首先是303，这道题mark是immutable，意思就是说我们给的数组给定之后就不会再变化了。这样就不会有之后的update的问题。

方法一：

正常计算。每次call都计算i~j的元素。TLE了。

这种题的点大概都在于看要求什么是O(1)。比如这个题，说了sumRange会有很多call，那意思就是sumRange的时间应该是最优化的。正常计算每一次的时间都是O(n)，肯定不是最优化。

方法二：

用HashTable存结果。正如教程所说，初始化载入的时候就直接O(n^2)计算所有可能的结果，然后存入HashMap。这样浪费空间。有没有更好的方法？

方法三：

O(n)空间，O(1)时间。初始化一个sum数组，size是输入数组长度+1。然后初始化的时候就计算出来0~当前index-1元素的和存入sum[index]。这样求i~j只需要取sum[j+1]-sum[i]。

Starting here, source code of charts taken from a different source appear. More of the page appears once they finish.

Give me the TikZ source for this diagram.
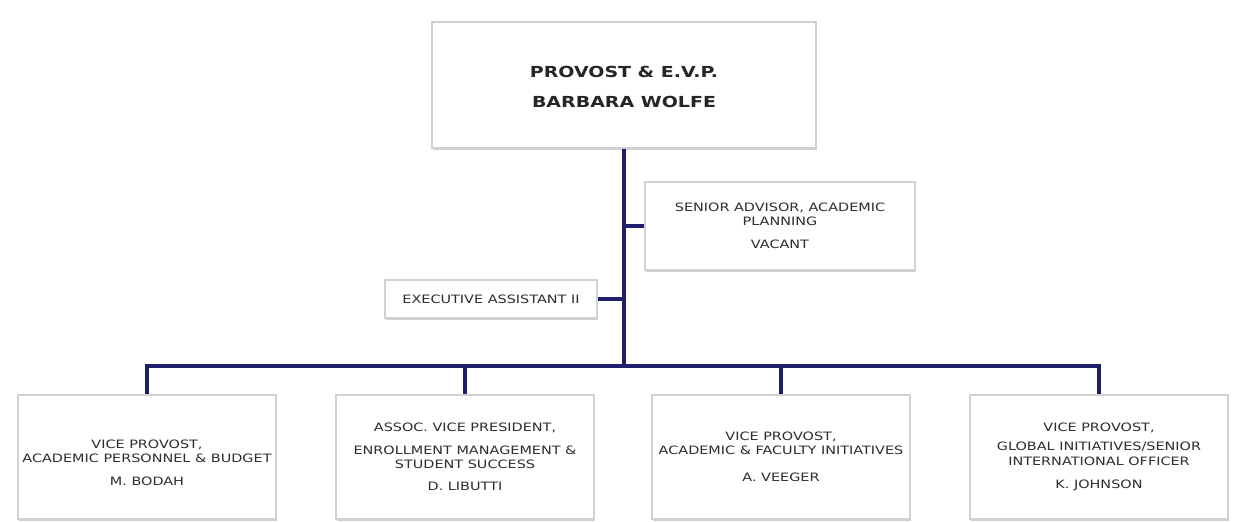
\documentclass[tikz,border=0pt]{standalone}
\usepackage{fontspec}
\setmainfont{DejaVu Sans}[FakeStretch=1.25]
\usetikzlibrary{shadows}
\definecolor{orgnavy}{RGB}{30,30,108}
\definecolor{orgtext}{RGB}{45,45,50}
\tikzset{
  x=0.025cm, y=-0.025cm,
  orgline/.style={draw=orgnavy, line width=2.6pt},
  orgbox/.style={draw=black!18, line width=1pt, fill=white, align=center,
    inner sep=0pt, text=orgtext,
    font=\fontsize{8.2}{10}\selectfont,
    drop shadow={shadow xshift=0.6pt, shadow yshift=-1.4pt, opacity=0.4, fill=black!45}},
}
\begin{document}
\begin{tikzpicture}
  \useasboundingbox[fill=white] (0,0) rectangle (1245,521);
  % top of the chart
  \node[orgbox, minimum width=384*0.025cm, minimum height=126*0.025cm,
        text=black!85, font=\bfseries\fontsize{10.8}{13}\selectfont] (provost) at (624,85)
        {\\[-2pt]PROVOST \& E.V.P.\\[8pt] BARBARA WOLFE};
  \node[orgbox, minimum width=270*0.025cm, minimum height=88*0.025cm] (advisor) at (780,226)
        {SENIOR ADVISOR, ACADEMIC\\ PLANNING\\[6pt] VACANT};
  \node[orgbox, minimum width=212*0.025cm, minimum height=38*0.025cm] (assistant) at (491,299)
        {EXECUTIVE ASSISTANT II};
  % vice provosts
  \begin{scope}[every node/.append style={orgbox, minimum width=258*0.025cm, minimum height=124*0.025cm}]
    \node (vpbudget) at (147,457)
          {\\[4pt]VICE PROVOST,\\ ACADEMIC PERSONNEL \& BUDGET\\[6pt] M. BODAH};
    \node (avpenroll) at (465,457)
          {ASSOC. VICE PRESIDENT,\\[6pt] ENROLLMENT MANAGEMENT \&\\ STUDENT SUCCESS\\[6pt] D. LIBUTTI};
    \node (vpfaculty) at (781,457)
          {\\[-4pt]VICE PROVOST,\\ ACADEMIC \& FACULTY INITIATIVES\\[9pt] A. VEEGER};
    \node (vpglobal) at (1099,457)
          {VICE PROVOST,\\[4pt] GLOBAL INITIATIVES/SENIOR\\ INTERNATIONAL OFFICER\\[7pt] K. JOHNSON};
  \end{scope}
  \coordinate (bus) at (624,366);
  \draw[orgline] (provost.south) -- (bus);
  \draw[orgline] (provost.south |- advisor.west) -- (advisor.west);
  \draw[orgline] (assistant.east) -- (assistant.east -| provost.south);
  \foreach \vp in {vpbudget,avpenroll,vpfaculty,vpglobal}
    \draw[orgline] (bus) -| (\vp.north);
\end{tikzpicture}
\end{document}
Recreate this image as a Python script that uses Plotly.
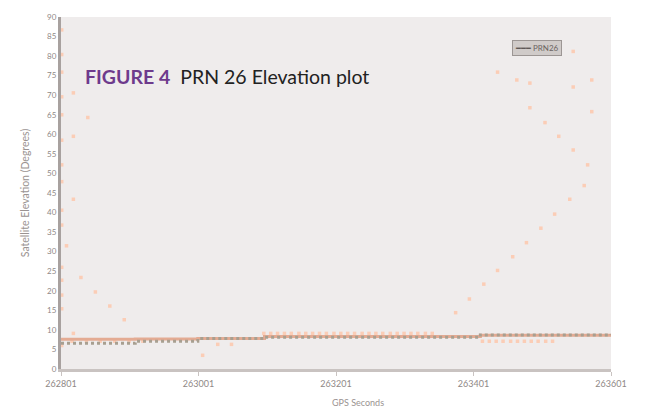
import plotly.graph_objects as go

# ---- data ----
x_ticks = [262801, 263001, 263201, 263401, 263601]
x_tick_labels = ["262801", "263001", "263201", "263401", "263601"]
y_ticks = list(range(0, 95, 5))
legend_label = "PRN26"

# stepped elevation lines near the bottom
line_a_x = [262801, 262909, 263000, 263097, 263411, 263601]
line_a_y = [7.6, 7.7, 7.8, 8.3, 8.6, 8.6]
line_b_x = [262801, 262909, 263000, 263097, 263411, 263601]
line_b_y = [6.6, 7.1, 7.8, 8.1, 8.7, 8.8]

# scattered elevation samples
scat_x = [262802, 262802, 262802, 262802, 262802, 262802, 262802, 262802, 262802,
          262802, 262809, 262802, 262802, 262802, 262802, 262819, 262802,
          262819, 262840, 262819, 262819, 262830, 262851, 262872, 262893,
          263007, 263029, 263049, 262817, 262838, 262858, 262879, 262900, 262920,
          263096, 263106, 263116, 263126, 263136, 263147, 263157, 263167, 263177,
          263187, 263198, 263208, 263218, 263228, 263239, 263249, 263259, 263269,
          263280, 263290, 263300, 263310, 263320, 263331, 263341,
          263414, 263424, 263434, 263444, 263455, 263465, 263475, 263485, 263495,
          263506, 263516,
          263375, 263395, 263416, 263436, 263458, 263478, 263499, 263519, 263541, 263562,
          263567, 263546, 263525, 263505, 263483, 263483, 263464, 263436, 263546,
          263573, 263546, 263573]
scat_y = [86.7, 80.4, 75.9, 69.6, 65.0, 58.5, 52.2, 47.9, 40.6,
          36.8, 31.5, 26.0, 22.7, 18.9, 15.4, 9.1, 6.0,
          70.6, 64.3, 59.5, 43.4, 23.4, 19.7, 16.1, 12.6,
          3.5, 6.3, 6.3, 7.1, 7.1, 7.1, 7.1, 7.1, 7.1,
          9.1, 9.1, 9.1, 9.1, 9.1, 9.1, 9.1, 9.1, 9.1,
          9.1, 9.1, 9.1, 9.1, 9.1, 9.1, 9.1, 9.1, 9.1,
          9.1, 9.1, 9.1, 9.1, 9.1, 9.1, 9.1,
          7.1, 7.1, 7.1, 7.1, 7.1, 7.1, 7.1, 7.1, 7.1,
          7.1, 7.1,
          14.4, 17.9, 21.7, 25.2, 28.7, 32.3, 36.0, 39.6, 43.4, 46.9,
          52.2, 56.0, 59.5, 63.0, 66.8, 73.1, 73.9, 75.9, 81.2,
          73.9, 72.1, 65.8]

fig = go.Figure()
fig.add_trace(go.Scatter(x=scat_x, y=scat_y, mode="markers",
                         marker=dict(symbol="square", size=3.5, color="#fbcdb6"),
                         showlegend=False))
fig.add_trace(go.Scatter(x=line_a_x, y=line_a_y, mode="lines", line_shape="hv",
                         line=dict(color="#e4ab93", width=3), showlegend=False))
fig.add_trace(go.Scatter(x=line_b_x, y=line_b_y, mode="lines", line_shape="hv",
                         line=dict(color="#a89f90", width=3, dash="dot"),
                         name=legend_label, showlegend=False))

fig.update_layout(
    width=650, height=412,
    margin=dict(l=53, r=47, t=4, b=51),
    paper_bgcolor="white",
    plot_bgcolor="#efecec",
    font=dict(family="Lato", size=8, color="#8f8886"),
    showlegend=False,
    xaxis=dict(range=[262801, 263601], tickvals=x_ticks, ticktext=x_tick_labels,
               showgrid=False, zeroline=False, showline=True, linecolor="#c9c3c1",
               linewidth=3, ticks="outside", ticklen=4, tickcolor="#c9c3c1",
               tickfont=dict(size=9, color="#8f8886")),
    yaxis=dict(range=[0, 90], tickvals=y_ticks, showgrid=False, zeroline=False,
               showline=True, linecolor="#a8a19f", linewidth=3, ticks="",
               ticklabeloverflow="allow",
               tickfont=dict(size=8, color="#8f8886"),
               title=dict(text="Satellite Elevation (Degrees)",
                          font=dict(size=10.5, color="#9a9391"), standoff=16)),
)

# compact legend box (top right)
fig.add_annotation(xref="paper", yref="paper", x=0.866, y=0.912,
                   xanchor="center", yanchor="middle",
                   text="<span style='color:#5e5856'>━━━</span> " + legend_label,
                   showarrow=False, bgcolor="#d0cbc9", bordercolor="#9c9694",
                   borderwidth=1, borderpad=2,
                   font=dict(size=8, color="#6a6462"))

fig.add_annotation(xref="paper", yref="paper", x=0.54, y=-0.095,
                   xanchor="center", yanchor="middle", text="GPS Seconds",
                   showarrow=False, font=dict(size=9, color="#9a9391"))

fig.add_annotation(xref="paper", yref="paper", x=0.04, y=0.83,
                   xanchor="left", yanchor="middle",
                   text="<b><span style='color:#6e3a8c'>FIGURE 4</span></b>  PRN 26 Elevation plot",
                   showarrow=False, font=dict(family="Lato", size=19.5, color="#222222"))

fig.write_html("out.html")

public class NumArray { // O(n) space, O(n) pre computation, O(1) access time
int[] sum;

public NumArray(int[] nums) {
this.sum = new int[nums.length+1];
for(int i=0; i<nums.length; i++){
sum[i+1] = sum[i] + nums[i];
}
}

public int sumRange(int i, int j) {
return sum[j+1]-sum[i];
}
}

// Your NumArray object will be instantiated and called as such:
// NumArray numArray = new NumArray(nums);
// numArray.sumRange(0, 1);
// numArray.sumRange(1, 2);

307. Range Sum Query - Mutable

Total Accepted: 20600 Total Submissions: 111220 Difficulty: Medium

Given an integer array nums, find the sum of the elements between indices i and j (i ≤ j), inclusive.
The update(i, val) function modifies nums by updating the element at index i to val.
Example:

Given nums = [1, 3, 5]

sumRange(0, 2) -> 9
update(1, 2)
sumRange(0, 2) -> 8

Note:

The array is only modifiable by the update function.
You may assume the number of calls to update and sumRange function is distributed evenly.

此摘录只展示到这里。